La LFC 2010 vient combler un vide juridico-fiscal relatif à certaines charges que des entreprises comptabilisaient sans limitation du montant et que l'administration fiscale ne pouvait vérifier convenablement notamment les redevances de cession ou concession de licence, brevets, marques, procédés et formules de fabrication dont l'évaluation peut-être effectuée par l'entreprise elle-même en intra et donc surévaluer la valeur à transférer à l'étranger. Donc, cette disposition oblige l'entreprise concernée à justifier l'évaluation et les montants comptabilisés en charge. La disposition prévoit que cette obligation de justifier l'évaluation et l'utilisation du droit n'est pas applicable pour les entreprises ayant leur siège dans un Etat ayant signé une convention fiscale avec l'Algérie. C'est normal dans la mesure où la convention fiscale bilatérale prévoit déjà dans ses dispositions générales l'obligation d'information de cesimmobilisations incorporelles (brevets, marques, redevances, etc.).

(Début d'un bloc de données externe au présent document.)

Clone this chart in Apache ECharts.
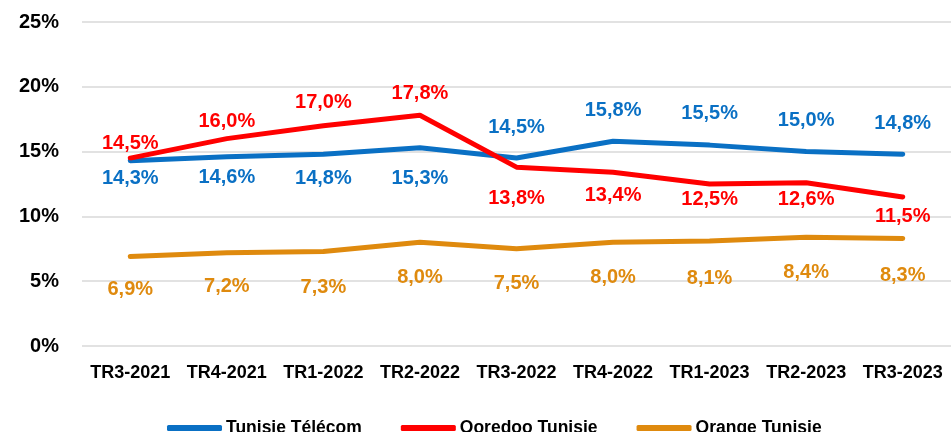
<!DOCTYPE html>
<html>
<head>
<meta charset="utf-8">
<script src="https://cdn.jsdelivr.net/npm/echarts@6/dist/echarts.min.js"></script>
<style>
  html, body { margin: 0; padding: 0; background: #fff; }
  #chart { width: 951px; height: 432px; }
</style>
</head>
<body>
<div id="chart"></div>
<script>
// trimestres
const categories = ['TR3-2021', 'TR4-2021', 'TR1-2022', 'TR2-2022', 'TR3-2022', 'TR4-2022', 'TR1-2023', 'TR2-2023', 'TR3-2023']
const yTicks = [0, 5, 10, 15, 20, 25]
const tunisieTelecom = [14.3, 14.6, 14.8, 15.3, 14.5, 15.8, 15.5, 15.0, 14.8]
const ooredoo = [14.5, 16.0, 17.0, 17.8, 13.8, 13.4, 12.5, 12.6, 11.5]
const orange = [6.9, 7.2, 7.3, 8.0, 7.5, 8.0, 8.1, 8.4, 8.3]

// vertical shift of each data label (px), like the excel layout
const ttLabelDy = [18, 21, 24, 31, -31, -31, -32, -31, -31]
const ooLabelDy = [-15, -17, -23, -22, 31, 23, 15, 17, 20]
const orLabelDy = [33, 34, 36, 35, 35, 35, 37, 35, 37]

const FONT = '"Liberation Sans", Arial, sans-serif'
const fmt = v => v.toFixed(1).replace('.', ',') + '%'

function makeSeries(name, values, shifts, color) {
  return {
    name,
    type: 'line',
    symbol: 'circle',
    symbolSize: 1,
    color,
    lineStyle: { width: 5, color, cap: 'round', join: 'round' },
    itemStyle: { color },
    data: values.map((v, i) => ({
      value: v,
      label: { offset: [0, shifts[i]] }
    })),
    label: {
      show: true,
      position: 'inside',
      color,
      fontFamily: FONT,
      fontWeight: 'bold',
      fontSize: 20,
      formatter: p => fmt(p.value)
    },
    emphasis: { disabled: true },
    animation: false
  }
}

const chart = echarts.init(document.getElementById('chart'))
chart.setOption({
  backgroundColor: '#fff',
  grid: { left: 82, top: 22, width: 874, height: 324 },
  legend: {
    top: 413,
    left: 162,
    icon: 'roundRect',
    itemWidth: 55,
    itemHeight: 6,
    itemGap: 39,
    textStyle: { fontFamily: FONT, fontWeight: 'bold', fontSize: 17.5, lineHeight: 20, color: '#000', padding: [0, 0, 0, -1] },
    data: ['Tunisie Télécom', 'Ooredoo Tunisie', 'Orange Tunisie']
  },
  xAxis: {
    type: 'category',
    data: categories,
    boundaryGap: true,
    axisLine: { show: false },
    axisTick: { show: false },
    axisLabel: {
      margin: 18,
      color: '#000',
      fontFamily: FONT,
      fontWeight: 'bold',
      fontSize: 18,
      interval: 0
    }
  },
  yAxis: {
    type: 'value',
    min: yTicks[0],
    max: yTicks[yTicks.length - 1],
    interval: yTicks[1] - yTicks[0],
    axisLine: { show: false },
    axisTick: { show: false },
    splitLine: { lineStyle: { color: '#d9d9d9', width: 1.5 } },
    axisLabel: {
      margin: 23,
      color: '#000',
      fontFamily: FONT,
      fontWeight: 'bold',
      fontSize: 20,
      formatter: '{value}%'
    }
  },
  series: [
    makeSeries('Tunisie Télécom', tunisieTelecom, ttLabelDy, '#0A70C4'),
    makeSeries('Ooredoo Tunisie', ooredoo, ooLabelDy, '#FF0000'),
    makeSeries('Orange Tunisie', orange, orLabelDy, '#DF8A0E')
  ]
})
</script>
</body>
</html>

Le seul point à soulever est que cette question de réciprocité n'est, dans ce domaine, qu'à sens unique surtout vis-à-vis des pays avec lesquels l'Algérie a signé une convention fiscale et donc, cette mesure de la LFC 2010 risquerait de ne pas répondre à son objectif et ne pas donner les résultats escomptés. En effet, quels seraient les brevets, marques, concessions, obligations algériennes dont les entreprises françaises, espagnoles, italiennes, suisses, allemandes auraient à payer les droits pour leur utilisation dans ces pays ? Par contre les entreprises algériennes utilisent et continueront à utiliser les brevets, marques, concessions de ces pays et dans ce cas, elles ne sont pas soumises aux dispositions de la LFC 2010. Et l'on sait que nos entreprises utilisent à 90% ces immobilisations incorporelles de ces pays et il ne reste pas beaucoup pour celles qui sont en relation avec les entreprises des pays n'ayant pas de réciprocité fiscale avec l'Algérie.